Catatan Zulnaidi SH
TEORI ini lazim dipakai dalam lapangan psikologi untuk memotivasi. Carrot atau wortel diibaratkan umpan, upah atau kompensasi atas prestasi. Sedangkan stick atau tongkat adalah punishment atau hukuman jika tidak sesuai dengan yang seharusnya.
Pendekatan teori ini dapat dipakai untuk mengatasi gurita korupsi dalam lapangan politik dan kekuasaan pada sistem demokrasi melalui pemilihan umum (pemilu), terutama untuk tujuan meminimalisir korupsi yang notabene tak terpisahkan dari politik dan kekuasaan - The Power tends to corrupt, absolute power corrupt absolutely.
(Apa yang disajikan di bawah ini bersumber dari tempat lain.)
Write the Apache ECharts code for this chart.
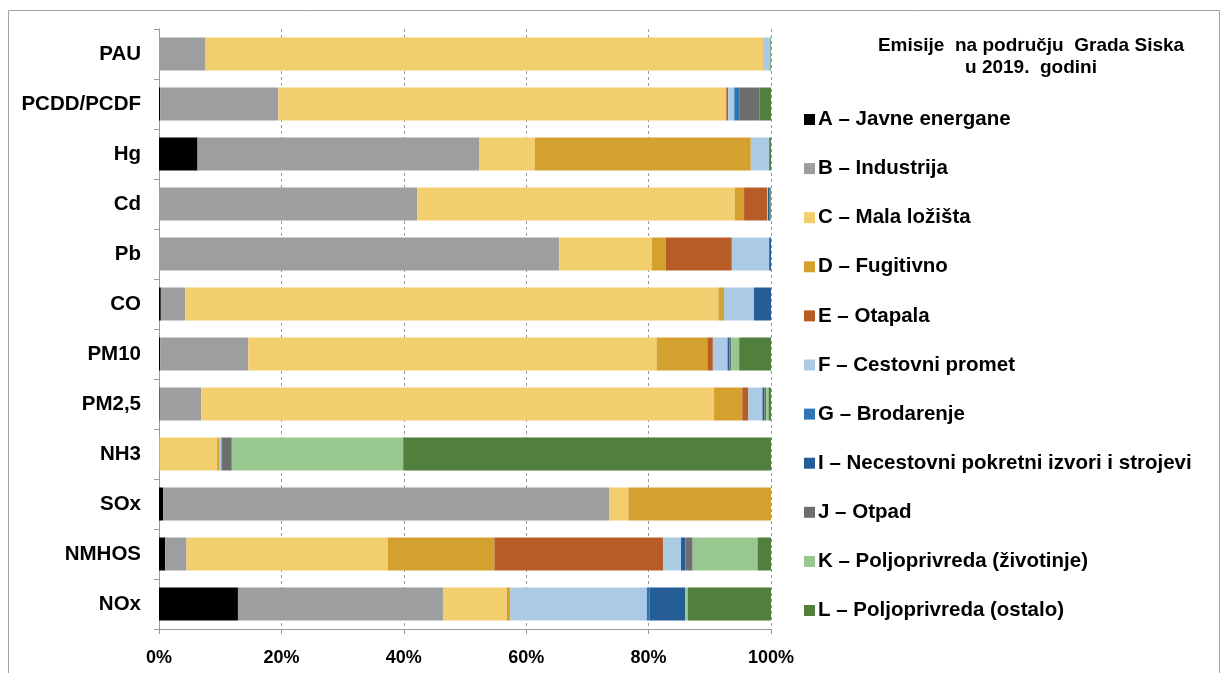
<!DOCTYPE html>
<html>
<head>
<meta charset="utf-8">
<script src="https://cdn.jsdelivr.net/npm/echarts@6/dist/echarts.min.js"></script>
<style>
  html, body { margin: 0; padding: 0; background: #fff; }
  #chart { width: 1227px; height: 673px; }
</style>
</head>
<body>
<div id="chart"></div>
<script>
// kategorije (odozgo prema dolje)
var categories = ['PAU', 'PCDD/PCDF', 'Hg', 'Cd', 'Pb', 'CO', 'PM10', 'PM2,5', 'NH3', 'SOx', 'NMHOS', 'NOx'];
var xTicks = [0, 20, 40, 60, 80, 100];

// udjeli po sektorima (%)
var sectorA = [0, 0.2, 6.3, 0, 0, 0.3, 0.2, 0.1, 0, 0.7, 1.0, 12.9];
var sectorB = [7.6, 19.3, 46.0, 42.2, 65.4, 4.0, 14.4, 6.8, 0.1, 72.9, 3.5, 33.5];
var sectorC = [91.1, 73.2, 9.1, 51.9, 15.1, 87.1, 66.7, 83.8, 9.4, 3.1, 32.9, 10.4];
var sectorD = [0, 0, 35.3, 1.5, 2.3, 0.8, 8.3, 4.6, 0.3, 23.3, 17.4, 0.6];
var sectorE = [0, 0.3, 0, 3.8, 10.8, 0.1, 0.9, 1.0, 0, 0, 27.6, 0];
var sectorF = [1.2, 1.0, 3.0, 0.1, 6.1, 4.9, 2.4, 2.3, 0.4, 0, 2.9, 22.3];
var sectorG = [0, 0.8, 0, 0, 0, 0, 0, 0, 0, 0, 0, 0.5];
var sectorI = [0, 0, 0, 0.2, 0.3, 2.8, 0.3, 0.3, 0, 0, 0.7, 5.8];
var sectorJ = [0, 3.3, 0, 0.2, 0, 0, 0.3, 0.3, 1.7, 0, 1.2, 0];
var sectorK = [0, 0, 0, 0, 0, 0, 1.3, 0.4, 28.0, 0, 10.6, 0.4];
var sectorL = [0.1, 1.9, 0.3, 0.1, 0, 0, 5.2, 0.4, 60.1, 0, 2.2, 13.6];

var sectorNames = [
    'A – Javne energane',
    'B – Industrija',
    'C – Mala ložišta',
    'D – Fugitivno',
    'E – Otapala',
    'F – Cestovni promet',
    'G – Brodarenje',
    'I – Necestovni pokretni izvori i strojevi',
    'J – Otpad',
    'K – Poljoprivreda (životinje)',
    'L – Poljoprivreda (ostalo)'
];
var sectorData = [sectorA, sectorB, sectorC, sectorD, sectorE, sectorF, sectorG, sectorI, sectorJ, sectorK, sectorL];
var colors = ['#000000', '#9d9ea0', '#f2ce6e', '#d4a12e', '#b85c27', '#abcbe5', '#2e75b6', '#255e96', '#6e6e6e', '#98c890', '#507f3e'];

var font = 'Liberation Sans, Arial, sans-serif';

var series = [];
for (var i = 0; i < sectorNames.length; i++) {
    series.push({
        name: sectorNames[i],
        type: 'bar',
        stack: 'ukupno',
        barWidth: 33,
        data: sectorData[i]
    });
}

var chart = echarts.init(document.getElementById('chart'));
chart.setOption({
    animation: false,
    color: colors,
    title: {
        text: 'Emisije  na području  Grada Siska\nu 2019.  godini',
        left: 1026,
        top: 30,
        textAlign: 'center',
        textStyle: { fontFamily: font, fontSize: 19, fontWeight: 'bold', color: '#000', lineHeight: 22 }
    },
    legend: {
        orient: 'vertical',
        left: 799,
        top: 104,
        icon: 'rect',
        itemWidth: 11,
        itemHeight: 11,
        itemGap: 28.1,
        textStyle: { fontFamily: font, fontSize: 20.5, fontWeight: 'bold', color: '#000', lineHeight: 20, padding: [0, 0, 0, -2] }
    },
    grid: { left: 159, top: 29, width: 612, height: 600, containLabel: false },
    xAxis: {
        type: 'value',
        min: xTicks[0],
        max: xTicks[xTicks.length - 1],
        interval: 20,
        axisLine: { show: true, lineStyle: { color: '#999', width: 1 } },
        axisTick: { show: true, length: 5, lineStyle: { color: '#999' } },
        axisLabel: {
            formatter: '{value}%',
            margin: 20,
            fontFamily: font, fontSize: 18, fontWeight: 'bold', color: '#000'
        },
        splitLine: { show: true, lineStyle: { color: '#999', type: [3, 3], width: 1 } }
    },
    yAxis: {
        type: 'category',
        inverse: true,
        data: categories,
        axisLine: { show: true, lineStyle: { color: '#999', width: 1 } },
        axisTick: { show: true, length: 5, lineStyle: { color: '#999' } },
        axisLabel: { margin: 18, fontFamily: font, fontSize: 20.5, fontWeight: 'bold', color: '#000', padding: [4, 0, 0, 0] }
    },
    graphic: [{
        type: 'rect',
        shape: { x: 8.5, y: 10.5, width: 1211, height: 680 },
        style: { fill: null, stroke: '#a0a0a0', lineWidth: 1 },
        silent: true
    }],
    series: series
});
</script>
</body>
</html>
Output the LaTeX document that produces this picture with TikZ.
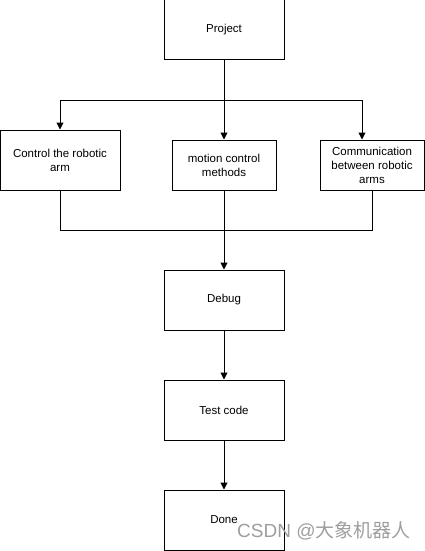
\documentclass[tikz,border=0pt]{standalone}
\usepackage{fontspec}
\setmainfont{Liberation Sans}
\newfontfamily\cjk{Noto Sans CJK SC}
\usetikzlibrary{arrows.meta}
\begin{document}
\begin{tikzpicture}[x=1pt,y=-1pt,
  box/.style={draw=black,line width=1pt,fill=white,inner sep=0pt,align=center,
    font=\fontsize{11.5}{14}\selectfont},
  conn/.style={draw=black,line width=1pt},
  arr/.style={conn,-{Triangle[length=7pt,width=7pt]}}]
\useasboundingbox (0,0) rectangle (425,551);
\node[box,minimum width=120pt,minimum height=60pt] (proj) at (224,30) {Project};
\node[box,minimum width=120pt,minimum height=60pt] (ctrl) at (60,160) {Control the robotic\\arm};
\node[box,minimum width=104pt,minimum height=50pt] (mot) at (224,165) {motion control\\methods};
\node[box,minimum width=104pt,minimum height=50pt] (comm) at (372,165) {Communication\\between robotic\\arms};
\node[box,minimum width=120pt,minimum height=60pt] (dbg) at (224,300) {Debug};
\node[box,minimum width=120pt,minimum height=60pt] (test) at (224,410) {Test code};
\node[box,minimum width=120pt,minimum height=60pt] (done) at (224,520) {Done};
\coordinate (split) at (224,100);
\coordinate (join) at (224,230);
\draw[arr] (proj.south) -- (mot.north);
\draw[arr] (split) -| (ctrl.north);
\draw[arr] (split) -| ([xshift=-10pt]comm.north);
\draw[conn] (ctrl.south) |- (join);
\draw[conn] (comm.south) |- (join);
\draw[arr] (mot.south) -- (dbg.north);
\draw[arr] (dbg.south) -- (test.north);
\draw[arr] (test.south) -- (done.north);
\node[anchor=base west,inner sep=0pt,text=black!38,font=\fontsize{19}{20}\selectfont] (wm) at (237,537) {CSDN @{\cjk 大象机器人}};
\end{tikzpicture}
\end{document}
Ada dua syarat teori bisa diaplikasikan melalui pemilu: Pertama, pemilih yang berdaulat, cerdas secara politik dan tidak bisa disuap; Kedua, sistem pemilu-nya berintegritas dan transparan, yakni asas jujur dan adil terlaksana dengan baik.
Bagaimana sistem ini bekerja melawan korupsi?
Dalam sistem demokrasi, pemilik kedaulatan adalah rakyat dan melalui pemilu mereka memberikan kekuasaan kepada orang-orang yang ditawarkan oleh partai politik, sekaligus mampu menghentikan mandat yang diberikan tersebut. Ketika pemilih memilih partai dan kader partai tertentu untuk berkuasa maka pada saat itu rakyat bagaikan memberi carrot kepada mereka - rakyat memberikan umpan sekaligus harapan sebagai kompensasi untuk dipilih lagi jika amanah.
Selanjutnya, pemilih bisa menggunakan stick-nya untuk memukul dan menghukum parpol dan kader parpol yang tidak amanah/korup selama rentang kekuasaan yang dipegangnya, yakni dengan cara tidak lagi memilih serta mengisolasi parpol tersebut.
Jika teori ini dapat dijalankan dengan efektif maka proses pendekatan kuratif dalam penanganan korupsi akan drastis berkurang, sekaligus akan terjadi pelembagaan politik kekuasaan yang makin matang dan efisien.
Paska reformasi, mewujudkan pemilih berdaulat dan berani menggunakan stick-nya untuk menghukum, sepertinya akan melalui jalan panjang untuk bisa terwujud. Godaan politik uang dan sentimen primordialistik mungkn akan terus bersilantas angan. Entahlah!!!